__SET TASK__:
Leaving out every picture, retype the lines below from the top through the one that contains "ax.set_ylim((y0px - bottom)".

__DATA BLOCK__:
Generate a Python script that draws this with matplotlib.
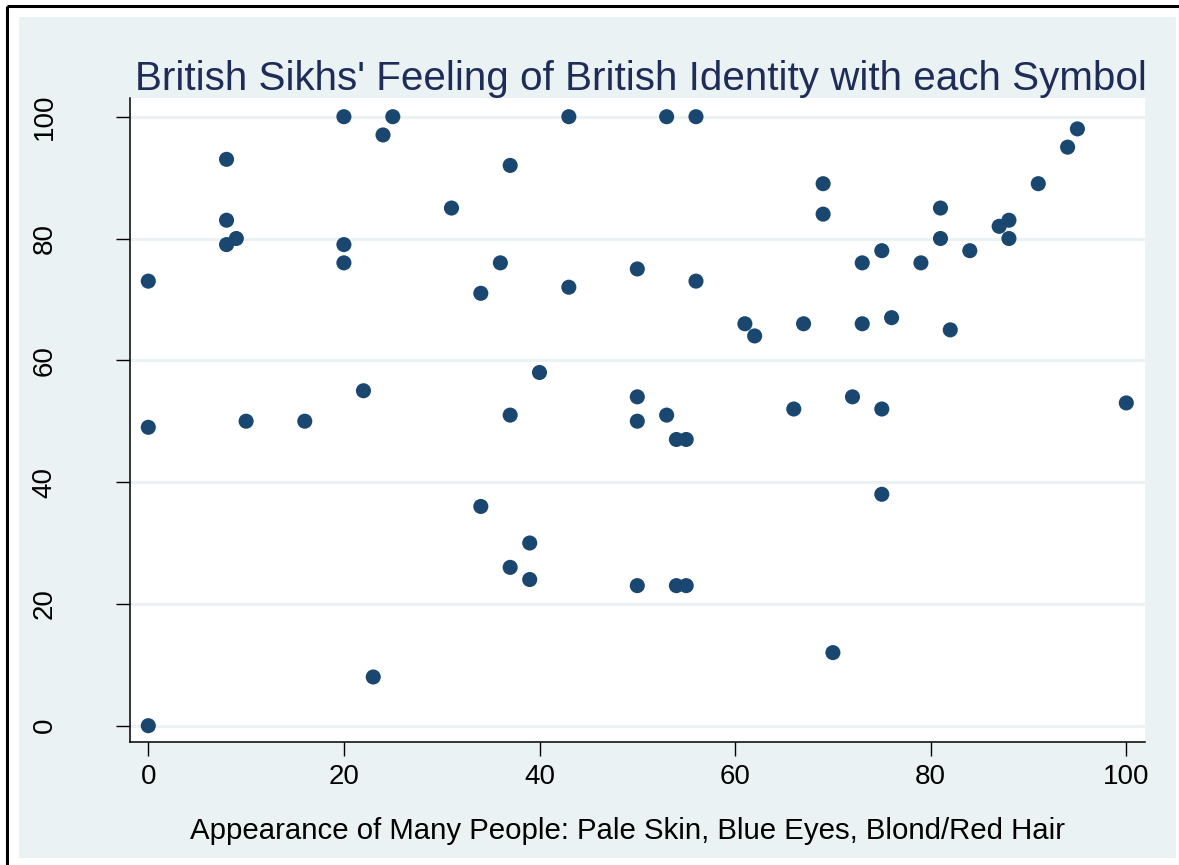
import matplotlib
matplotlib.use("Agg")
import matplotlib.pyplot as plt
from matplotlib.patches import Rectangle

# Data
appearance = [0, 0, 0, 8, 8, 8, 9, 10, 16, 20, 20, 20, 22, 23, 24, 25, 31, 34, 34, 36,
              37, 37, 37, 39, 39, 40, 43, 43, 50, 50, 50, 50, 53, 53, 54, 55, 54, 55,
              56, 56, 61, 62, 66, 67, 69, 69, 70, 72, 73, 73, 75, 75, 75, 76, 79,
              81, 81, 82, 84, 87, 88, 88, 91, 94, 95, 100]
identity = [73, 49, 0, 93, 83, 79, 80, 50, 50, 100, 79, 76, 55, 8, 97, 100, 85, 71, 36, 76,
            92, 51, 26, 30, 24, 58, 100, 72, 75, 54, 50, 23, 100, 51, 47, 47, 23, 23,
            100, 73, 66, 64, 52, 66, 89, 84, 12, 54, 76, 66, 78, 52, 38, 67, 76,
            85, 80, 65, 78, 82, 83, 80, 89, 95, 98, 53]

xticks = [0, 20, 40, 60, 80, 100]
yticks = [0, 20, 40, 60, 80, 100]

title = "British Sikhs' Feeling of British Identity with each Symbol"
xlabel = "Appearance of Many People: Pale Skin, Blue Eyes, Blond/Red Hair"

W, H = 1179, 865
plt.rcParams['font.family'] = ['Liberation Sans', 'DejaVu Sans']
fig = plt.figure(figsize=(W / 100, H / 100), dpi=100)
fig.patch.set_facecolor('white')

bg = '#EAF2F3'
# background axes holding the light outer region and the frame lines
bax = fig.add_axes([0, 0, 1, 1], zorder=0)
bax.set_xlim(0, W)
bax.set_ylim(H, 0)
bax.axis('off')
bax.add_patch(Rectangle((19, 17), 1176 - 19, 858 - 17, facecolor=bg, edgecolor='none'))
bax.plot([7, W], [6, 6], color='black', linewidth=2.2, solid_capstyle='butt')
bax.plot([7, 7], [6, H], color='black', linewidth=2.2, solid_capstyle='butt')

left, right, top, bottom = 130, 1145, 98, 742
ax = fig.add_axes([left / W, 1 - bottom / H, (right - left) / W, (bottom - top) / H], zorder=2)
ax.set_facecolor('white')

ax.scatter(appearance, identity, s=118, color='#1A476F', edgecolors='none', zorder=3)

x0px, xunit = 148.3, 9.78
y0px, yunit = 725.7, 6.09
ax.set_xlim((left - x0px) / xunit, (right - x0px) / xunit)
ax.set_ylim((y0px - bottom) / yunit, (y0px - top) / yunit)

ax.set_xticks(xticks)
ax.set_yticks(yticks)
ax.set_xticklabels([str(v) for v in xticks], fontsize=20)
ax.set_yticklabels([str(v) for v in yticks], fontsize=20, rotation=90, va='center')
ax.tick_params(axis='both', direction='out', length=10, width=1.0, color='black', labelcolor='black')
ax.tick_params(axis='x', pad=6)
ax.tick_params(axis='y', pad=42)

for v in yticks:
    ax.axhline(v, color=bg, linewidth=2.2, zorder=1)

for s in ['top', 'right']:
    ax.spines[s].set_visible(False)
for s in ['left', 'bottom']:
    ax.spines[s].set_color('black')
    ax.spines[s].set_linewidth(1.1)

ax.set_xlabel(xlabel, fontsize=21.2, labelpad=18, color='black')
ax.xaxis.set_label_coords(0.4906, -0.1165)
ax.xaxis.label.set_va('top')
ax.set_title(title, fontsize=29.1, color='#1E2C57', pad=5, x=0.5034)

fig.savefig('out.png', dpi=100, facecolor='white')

__RESULT__:
Generate a Python script that draws this with matplotlib.
import matplotlib
matplotlib.use("Agg")
import matplotlib.pyplot as plt
from matplotlib.patches import Rectangle

# Data
appearance = [0, 0, 0, 8, 8, 8, 9, 10, 16, 20, 20, 20, 22, 23, 24, 25, 31, 34, 34, 36,
              37, 37, 37, 39, 39, 40, 43, 43, 50, 50, 50, 50, 53, 53, 54, 55, 54, 55,
              56, 56, 61, 62, 66, 67, 69, 69, 70, 72, 73, 73, 75, 75, 75, 76, 79,
              81, 81, 82, 84, 87, 88, 88, 91, 94, 95, 100]
identity = [73, 49, 0, 93, 83, 79, 80, 50, 50, 100, 79, 76, 55, 8, 97, 100, 85, 71, 36, 76,
            92, 51, 26, 30, 24, 58, 100, 72, 75, 54, 50, 23, 100, 51, 47, 47, 23, 23,
            100, 73, 66, 64, 52, 66, 89, 84, 12, 54, 76, 66, 78, 52, 38, 67, 76,
            85, 80, 65, 78, 82, 83, 80, 89, 95, 98, 53]

xticks = [0, 20, 40, 60, 80, 100]
yticks = [0, 20, 40, 60, 80, 100]

title = "British Sikhs' Feeling of British Identity with each Symbol"
xlabel = "Appearance of Many People: Pale Skin, Blue Eyes, Blond/Red Hair"

W, H = 1179, 865
plt.rcParams['font.family'] = ['Liberation Sans', 'DejaVu Sans']
fig = plt.figure(figsize=(W / 100, H / 100), dpi=100)
fig.patch.set_facecolor('white')

bg = '#EAF2F3'
# background axes holding the light outer region and the frame lines
bax = fig.add_axes([0, 0, 1, 1], zorder=0)
bax.set_xlim(0, W)
bax.set_ylim(H, 0)
bax.axis('off')
bax.add_patch(Rectangle((19, 17), 1176 - 19, 858 - 17, facecolor=bg, edgecolor='none'))
bax.plot([7, W], [6, 6], color='black', linewidth=2.2, solid_capstyle='butt')
bax.plot([7, 7], [6, H], color='black', linewidth=2.2, solid_capstyle='butt')

left, right, top, bottom = 130, 1145, 98, 742
ax = fig.add_axes([left / W, 1 - bottom / H, (right - left) / W, (bottom - top) / H], zorder=2)
ax.set_facecolor('white')

ax.scatter(appearance, identity, s=118, color='#1A476F', edgecolors='none', zorder=3)

x0px, xunit = 148.3, 9.78
y0px, yunit = 725.7, 6.09
ax.set_xlim((left - x0px) / xunit, (right - x0px) / xunit)
ax.set_ylim((y0px - bottom) / yunit, (y0px - top) / yunit)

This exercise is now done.